## START DATASET ROWS

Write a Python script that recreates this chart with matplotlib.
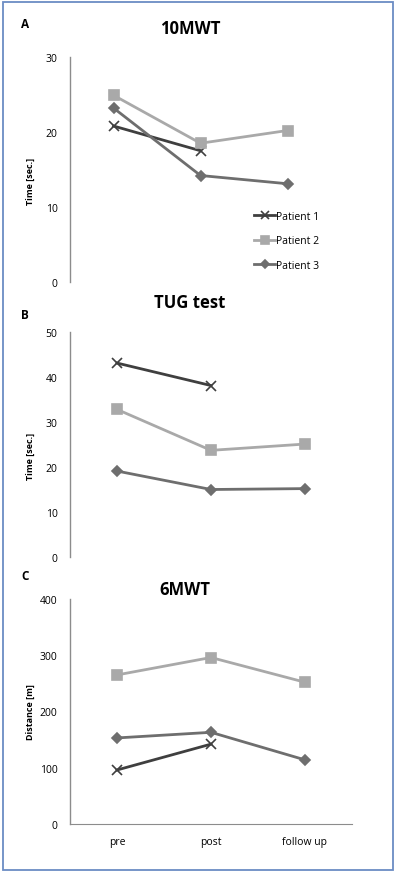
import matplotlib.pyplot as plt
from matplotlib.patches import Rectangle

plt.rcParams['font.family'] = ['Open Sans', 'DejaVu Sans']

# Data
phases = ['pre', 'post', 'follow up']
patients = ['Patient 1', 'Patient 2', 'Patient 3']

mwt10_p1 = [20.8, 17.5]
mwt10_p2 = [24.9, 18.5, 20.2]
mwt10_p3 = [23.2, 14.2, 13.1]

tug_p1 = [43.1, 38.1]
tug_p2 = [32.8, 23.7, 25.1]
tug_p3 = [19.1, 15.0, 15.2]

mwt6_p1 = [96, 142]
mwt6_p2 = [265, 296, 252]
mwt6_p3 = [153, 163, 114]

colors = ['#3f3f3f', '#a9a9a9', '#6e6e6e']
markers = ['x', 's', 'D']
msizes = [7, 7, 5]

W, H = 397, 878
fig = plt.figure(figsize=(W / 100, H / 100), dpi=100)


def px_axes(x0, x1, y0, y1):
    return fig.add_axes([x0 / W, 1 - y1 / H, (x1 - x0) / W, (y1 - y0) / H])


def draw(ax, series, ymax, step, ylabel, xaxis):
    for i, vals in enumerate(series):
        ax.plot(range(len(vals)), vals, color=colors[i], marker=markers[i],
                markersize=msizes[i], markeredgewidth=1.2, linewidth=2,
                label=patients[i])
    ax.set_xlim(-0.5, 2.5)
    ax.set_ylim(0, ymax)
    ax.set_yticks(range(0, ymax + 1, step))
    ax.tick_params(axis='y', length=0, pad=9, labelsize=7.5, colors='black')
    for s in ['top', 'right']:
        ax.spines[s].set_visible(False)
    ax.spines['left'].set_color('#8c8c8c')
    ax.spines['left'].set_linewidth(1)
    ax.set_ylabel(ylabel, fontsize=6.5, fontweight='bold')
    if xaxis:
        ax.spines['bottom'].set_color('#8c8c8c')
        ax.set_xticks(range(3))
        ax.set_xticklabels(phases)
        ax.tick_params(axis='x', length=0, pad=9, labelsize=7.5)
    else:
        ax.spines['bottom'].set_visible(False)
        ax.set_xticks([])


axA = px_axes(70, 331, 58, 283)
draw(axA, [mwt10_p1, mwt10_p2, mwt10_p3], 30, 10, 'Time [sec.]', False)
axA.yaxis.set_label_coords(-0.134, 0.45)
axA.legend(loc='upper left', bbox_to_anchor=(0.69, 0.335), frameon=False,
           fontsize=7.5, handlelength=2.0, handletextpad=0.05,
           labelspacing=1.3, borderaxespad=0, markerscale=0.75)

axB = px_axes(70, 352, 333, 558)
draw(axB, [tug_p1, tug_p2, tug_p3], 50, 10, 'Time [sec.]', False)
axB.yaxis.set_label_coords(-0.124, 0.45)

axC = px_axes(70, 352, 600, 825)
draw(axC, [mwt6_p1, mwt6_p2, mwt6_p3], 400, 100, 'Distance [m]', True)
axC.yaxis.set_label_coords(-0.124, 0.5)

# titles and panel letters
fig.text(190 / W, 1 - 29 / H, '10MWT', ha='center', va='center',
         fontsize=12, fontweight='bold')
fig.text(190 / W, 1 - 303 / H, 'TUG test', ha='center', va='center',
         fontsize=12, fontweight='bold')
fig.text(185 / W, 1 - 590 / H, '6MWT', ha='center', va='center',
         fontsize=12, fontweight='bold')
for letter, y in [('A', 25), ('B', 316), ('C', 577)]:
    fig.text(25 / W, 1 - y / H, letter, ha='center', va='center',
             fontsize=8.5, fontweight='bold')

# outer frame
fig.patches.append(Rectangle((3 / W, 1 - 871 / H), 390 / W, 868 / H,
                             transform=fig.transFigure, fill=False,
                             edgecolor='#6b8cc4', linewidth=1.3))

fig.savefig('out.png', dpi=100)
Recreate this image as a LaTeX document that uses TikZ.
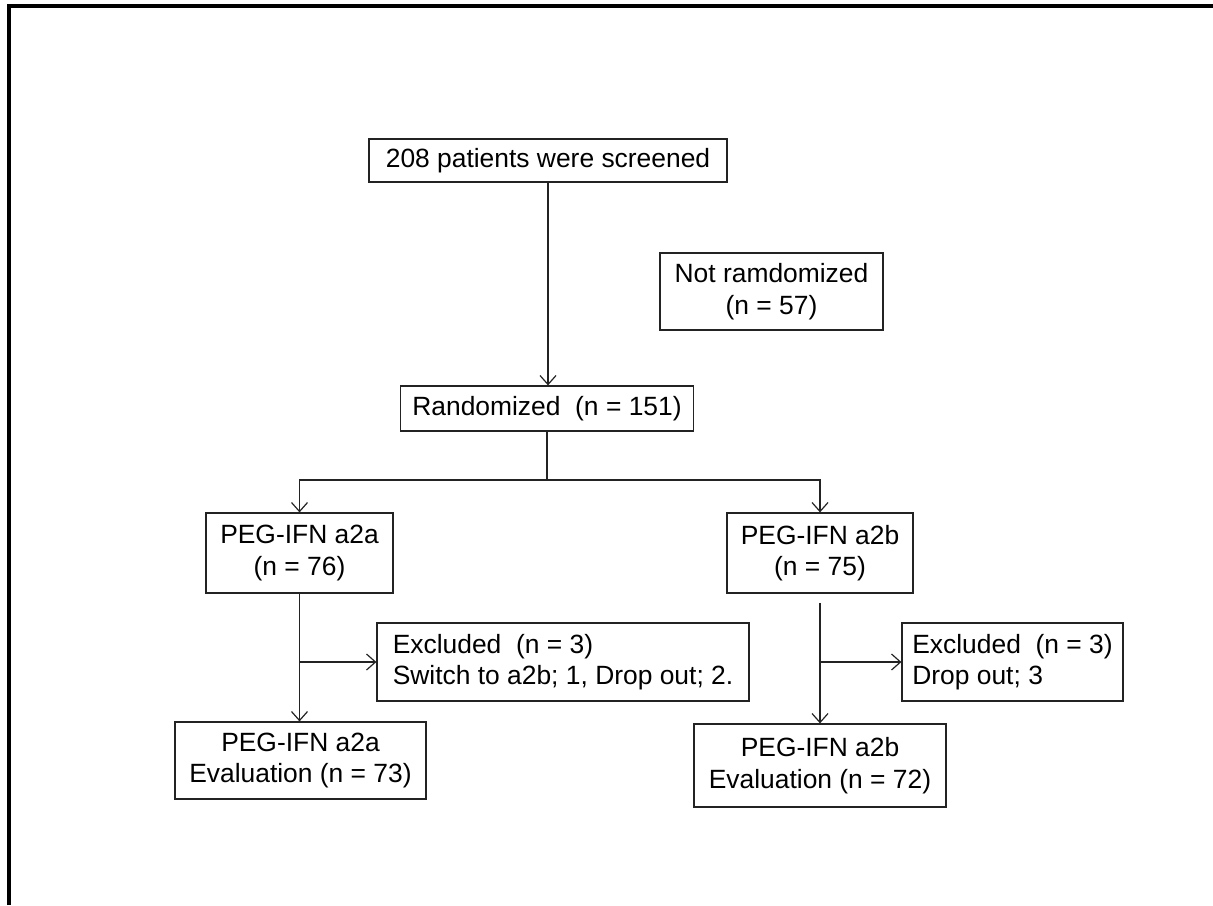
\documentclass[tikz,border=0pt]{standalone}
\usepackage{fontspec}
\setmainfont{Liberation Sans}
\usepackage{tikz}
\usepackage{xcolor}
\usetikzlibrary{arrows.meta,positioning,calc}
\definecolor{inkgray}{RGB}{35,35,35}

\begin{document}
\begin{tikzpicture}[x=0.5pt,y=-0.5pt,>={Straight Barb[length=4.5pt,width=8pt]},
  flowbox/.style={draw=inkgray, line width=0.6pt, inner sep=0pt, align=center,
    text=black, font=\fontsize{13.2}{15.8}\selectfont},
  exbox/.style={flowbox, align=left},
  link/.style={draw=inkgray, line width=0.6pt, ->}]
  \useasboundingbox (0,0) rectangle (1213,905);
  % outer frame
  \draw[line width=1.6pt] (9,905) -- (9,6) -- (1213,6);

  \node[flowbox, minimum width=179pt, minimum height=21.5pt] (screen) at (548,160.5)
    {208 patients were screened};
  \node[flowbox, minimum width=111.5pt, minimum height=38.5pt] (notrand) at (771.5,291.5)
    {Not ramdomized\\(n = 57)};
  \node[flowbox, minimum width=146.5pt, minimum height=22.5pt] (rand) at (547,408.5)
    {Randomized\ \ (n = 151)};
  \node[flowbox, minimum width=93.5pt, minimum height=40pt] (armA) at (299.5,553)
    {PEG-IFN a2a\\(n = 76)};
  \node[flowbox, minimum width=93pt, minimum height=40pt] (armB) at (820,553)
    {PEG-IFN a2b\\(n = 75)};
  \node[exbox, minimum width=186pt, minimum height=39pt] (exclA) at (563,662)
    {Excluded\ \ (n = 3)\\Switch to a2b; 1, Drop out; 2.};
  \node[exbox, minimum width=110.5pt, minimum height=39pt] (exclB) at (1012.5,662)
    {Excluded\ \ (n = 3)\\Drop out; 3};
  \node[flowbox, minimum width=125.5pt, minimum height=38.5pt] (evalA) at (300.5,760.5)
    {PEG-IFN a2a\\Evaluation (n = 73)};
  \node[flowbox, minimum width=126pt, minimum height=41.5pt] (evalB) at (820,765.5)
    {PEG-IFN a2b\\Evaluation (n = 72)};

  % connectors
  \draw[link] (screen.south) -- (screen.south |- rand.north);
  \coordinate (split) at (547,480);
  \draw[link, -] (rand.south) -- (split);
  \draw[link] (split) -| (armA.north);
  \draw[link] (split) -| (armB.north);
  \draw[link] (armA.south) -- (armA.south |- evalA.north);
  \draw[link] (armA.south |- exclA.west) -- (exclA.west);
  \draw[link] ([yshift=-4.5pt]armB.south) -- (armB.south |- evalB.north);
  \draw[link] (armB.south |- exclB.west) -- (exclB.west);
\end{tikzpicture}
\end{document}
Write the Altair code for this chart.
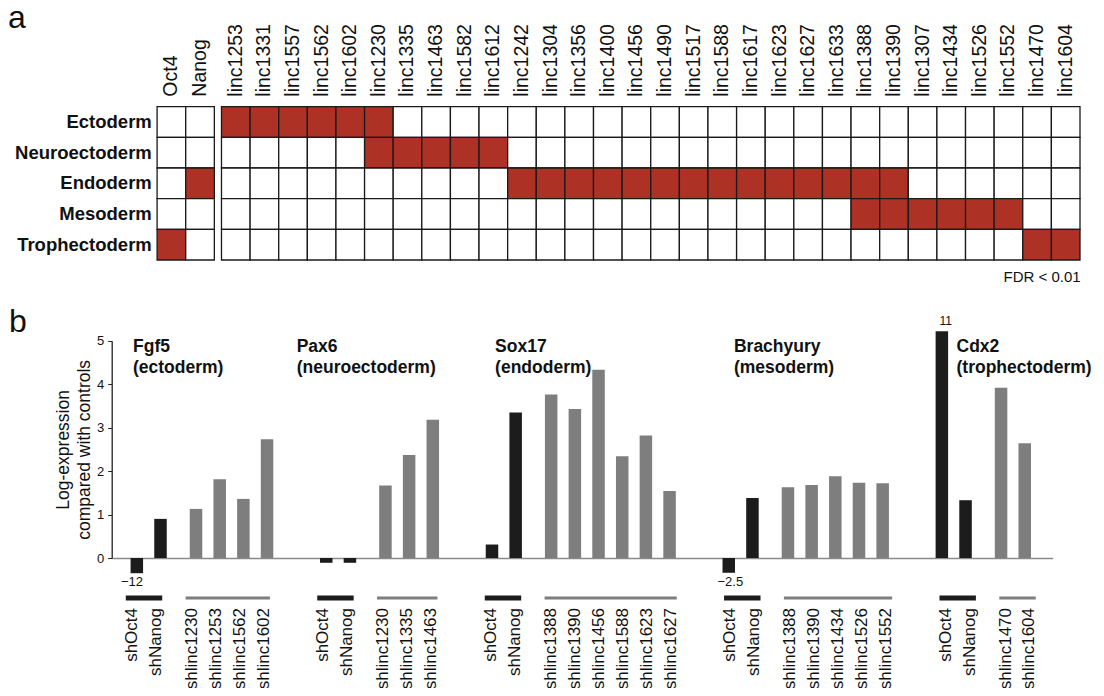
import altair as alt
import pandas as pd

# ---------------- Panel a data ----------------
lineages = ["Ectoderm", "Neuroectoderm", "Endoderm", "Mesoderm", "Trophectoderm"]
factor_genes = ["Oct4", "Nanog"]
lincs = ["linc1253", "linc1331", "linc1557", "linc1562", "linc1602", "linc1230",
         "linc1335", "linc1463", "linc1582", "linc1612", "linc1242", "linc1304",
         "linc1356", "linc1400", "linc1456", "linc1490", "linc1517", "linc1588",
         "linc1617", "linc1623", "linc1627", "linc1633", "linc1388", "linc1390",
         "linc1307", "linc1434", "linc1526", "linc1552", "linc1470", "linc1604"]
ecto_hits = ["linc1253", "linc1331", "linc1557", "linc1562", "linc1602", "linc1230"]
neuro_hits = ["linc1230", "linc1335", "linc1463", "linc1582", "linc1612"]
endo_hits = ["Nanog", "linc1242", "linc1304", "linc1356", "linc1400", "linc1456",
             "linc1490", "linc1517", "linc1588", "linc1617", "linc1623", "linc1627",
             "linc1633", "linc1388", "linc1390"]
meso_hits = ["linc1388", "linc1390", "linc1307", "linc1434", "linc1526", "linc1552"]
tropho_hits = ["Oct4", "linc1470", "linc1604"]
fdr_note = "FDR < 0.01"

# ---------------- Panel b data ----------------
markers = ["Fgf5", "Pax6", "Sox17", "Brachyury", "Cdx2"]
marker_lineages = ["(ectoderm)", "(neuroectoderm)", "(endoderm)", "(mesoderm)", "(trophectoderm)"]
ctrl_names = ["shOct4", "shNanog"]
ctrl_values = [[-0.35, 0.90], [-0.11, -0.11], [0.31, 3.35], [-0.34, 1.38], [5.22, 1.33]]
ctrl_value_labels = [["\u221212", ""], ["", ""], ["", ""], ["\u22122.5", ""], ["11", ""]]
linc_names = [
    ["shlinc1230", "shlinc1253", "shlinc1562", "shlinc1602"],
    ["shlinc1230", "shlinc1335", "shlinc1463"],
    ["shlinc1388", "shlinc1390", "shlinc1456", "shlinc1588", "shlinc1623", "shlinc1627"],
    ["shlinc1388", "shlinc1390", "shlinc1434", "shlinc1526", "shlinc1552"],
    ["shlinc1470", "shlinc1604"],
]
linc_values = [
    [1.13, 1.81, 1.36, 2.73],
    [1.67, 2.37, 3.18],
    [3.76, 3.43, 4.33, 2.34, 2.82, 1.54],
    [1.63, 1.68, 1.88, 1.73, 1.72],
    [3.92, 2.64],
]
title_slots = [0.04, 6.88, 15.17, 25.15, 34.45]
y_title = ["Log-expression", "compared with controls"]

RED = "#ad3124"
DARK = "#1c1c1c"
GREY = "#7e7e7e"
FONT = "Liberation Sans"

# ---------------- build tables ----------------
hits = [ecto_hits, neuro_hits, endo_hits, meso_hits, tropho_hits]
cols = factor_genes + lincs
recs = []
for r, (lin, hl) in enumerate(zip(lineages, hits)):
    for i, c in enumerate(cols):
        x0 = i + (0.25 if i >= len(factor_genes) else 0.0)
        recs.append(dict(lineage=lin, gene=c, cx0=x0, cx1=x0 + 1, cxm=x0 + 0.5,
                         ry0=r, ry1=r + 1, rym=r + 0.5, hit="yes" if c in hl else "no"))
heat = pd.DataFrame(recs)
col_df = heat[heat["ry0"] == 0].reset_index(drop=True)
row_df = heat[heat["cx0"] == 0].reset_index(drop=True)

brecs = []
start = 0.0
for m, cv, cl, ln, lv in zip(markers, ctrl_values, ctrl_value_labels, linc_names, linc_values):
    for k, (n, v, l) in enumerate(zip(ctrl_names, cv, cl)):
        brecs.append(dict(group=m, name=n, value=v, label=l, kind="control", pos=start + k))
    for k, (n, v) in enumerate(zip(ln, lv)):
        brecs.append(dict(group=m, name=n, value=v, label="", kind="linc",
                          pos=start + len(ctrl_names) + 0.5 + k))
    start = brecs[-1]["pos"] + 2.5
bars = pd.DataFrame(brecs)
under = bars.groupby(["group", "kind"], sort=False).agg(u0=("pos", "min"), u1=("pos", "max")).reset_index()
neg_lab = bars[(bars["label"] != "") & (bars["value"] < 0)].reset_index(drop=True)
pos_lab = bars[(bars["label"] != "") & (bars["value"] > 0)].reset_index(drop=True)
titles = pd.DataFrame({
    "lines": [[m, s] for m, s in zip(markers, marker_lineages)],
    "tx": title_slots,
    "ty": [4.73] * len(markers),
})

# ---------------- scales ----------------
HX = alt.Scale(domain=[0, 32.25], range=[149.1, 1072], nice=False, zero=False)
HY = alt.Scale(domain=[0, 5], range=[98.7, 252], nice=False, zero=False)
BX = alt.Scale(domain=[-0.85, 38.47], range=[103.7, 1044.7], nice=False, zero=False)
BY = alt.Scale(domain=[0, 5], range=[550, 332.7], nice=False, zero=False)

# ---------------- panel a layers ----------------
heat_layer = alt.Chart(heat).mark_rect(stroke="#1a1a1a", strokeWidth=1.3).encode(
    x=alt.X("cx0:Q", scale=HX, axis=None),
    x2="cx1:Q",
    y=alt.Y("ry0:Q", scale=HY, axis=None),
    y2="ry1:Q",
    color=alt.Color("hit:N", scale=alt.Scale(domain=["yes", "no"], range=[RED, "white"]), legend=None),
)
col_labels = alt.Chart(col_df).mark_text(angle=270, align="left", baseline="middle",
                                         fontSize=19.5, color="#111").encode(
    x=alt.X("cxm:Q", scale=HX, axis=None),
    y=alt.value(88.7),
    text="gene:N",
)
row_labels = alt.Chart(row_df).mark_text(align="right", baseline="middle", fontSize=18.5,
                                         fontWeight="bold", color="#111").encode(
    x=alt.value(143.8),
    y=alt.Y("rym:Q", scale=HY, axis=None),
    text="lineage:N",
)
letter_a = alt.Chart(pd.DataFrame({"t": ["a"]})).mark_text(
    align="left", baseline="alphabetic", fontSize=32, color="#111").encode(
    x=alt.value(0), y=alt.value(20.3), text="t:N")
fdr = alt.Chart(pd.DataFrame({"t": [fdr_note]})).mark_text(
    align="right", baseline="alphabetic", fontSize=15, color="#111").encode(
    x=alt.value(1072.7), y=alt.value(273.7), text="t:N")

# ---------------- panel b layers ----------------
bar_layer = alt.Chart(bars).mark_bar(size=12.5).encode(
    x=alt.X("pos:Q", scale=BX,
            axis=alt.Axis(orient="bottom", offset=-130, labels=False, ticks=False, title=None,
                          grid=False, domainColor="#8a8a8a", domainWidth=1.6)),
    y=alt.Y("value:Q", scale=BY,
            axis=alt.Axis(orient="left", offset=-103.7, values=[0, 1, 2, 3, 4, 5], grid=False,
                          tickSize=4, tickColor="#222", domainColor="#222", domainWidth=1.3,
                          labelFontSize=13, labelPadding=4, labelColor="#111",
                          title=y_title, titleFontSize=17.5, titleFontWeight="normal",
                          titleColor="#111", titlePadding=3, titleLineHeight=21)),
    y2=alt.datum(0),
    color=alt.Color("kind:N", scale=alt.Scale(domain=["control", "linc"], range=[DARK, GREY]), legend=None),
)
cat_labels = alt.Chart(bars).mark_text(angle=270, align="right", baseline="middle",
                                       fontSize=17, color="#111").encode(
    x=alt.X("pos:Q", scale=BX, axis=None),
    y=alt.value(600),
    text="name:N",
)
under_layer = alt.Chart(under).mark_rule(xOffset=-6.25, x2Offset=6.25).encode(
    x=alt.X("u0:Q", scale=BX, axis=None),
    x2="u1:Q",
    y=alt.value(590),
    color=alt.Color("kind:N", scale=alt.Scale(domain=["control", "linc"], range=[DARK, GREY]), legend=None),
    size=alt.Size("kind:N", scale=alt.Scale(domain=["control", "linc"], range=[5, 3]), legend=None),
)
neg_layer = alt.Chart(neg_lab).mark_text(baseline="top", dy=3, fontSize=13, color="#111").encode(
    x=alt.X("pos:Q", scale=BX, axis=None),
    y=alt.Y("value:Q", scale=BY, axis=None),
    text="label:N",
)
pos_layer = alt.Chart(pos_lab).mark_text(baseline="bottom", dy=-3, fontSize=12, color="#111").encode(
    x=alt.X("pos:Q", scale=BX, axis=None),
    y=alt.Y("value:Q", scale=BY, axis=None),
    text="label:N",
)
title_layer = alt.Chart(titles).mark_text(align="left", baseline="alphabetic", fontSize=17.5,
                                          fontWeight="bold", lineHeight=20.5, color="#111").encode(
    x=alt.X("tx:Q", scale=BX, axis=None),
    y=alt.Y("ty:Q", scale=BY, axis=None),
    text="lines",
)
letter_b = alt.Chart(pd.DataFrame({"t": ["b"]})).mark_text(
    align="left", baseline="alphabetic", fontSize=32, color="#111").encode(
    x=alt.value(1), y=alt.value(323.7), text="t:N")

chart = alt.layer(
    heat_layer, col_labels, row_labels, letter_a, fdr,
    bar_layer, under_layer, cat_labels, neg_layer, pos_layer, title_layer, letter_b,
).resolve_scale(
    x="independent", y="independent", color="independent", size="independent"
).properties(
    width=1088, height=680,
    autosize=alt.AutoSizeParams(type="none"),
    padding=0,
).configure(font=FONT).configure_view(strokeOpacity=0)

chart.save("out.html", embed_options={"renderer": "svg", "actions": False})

## END DATASET ROWS

Check each line above for the string "with" and show the ones that have it.

*FULL ANSWER*
Write a Python script that recreates this chart with matplotlib.
y_title = ["Log-expression", "compared with controls"]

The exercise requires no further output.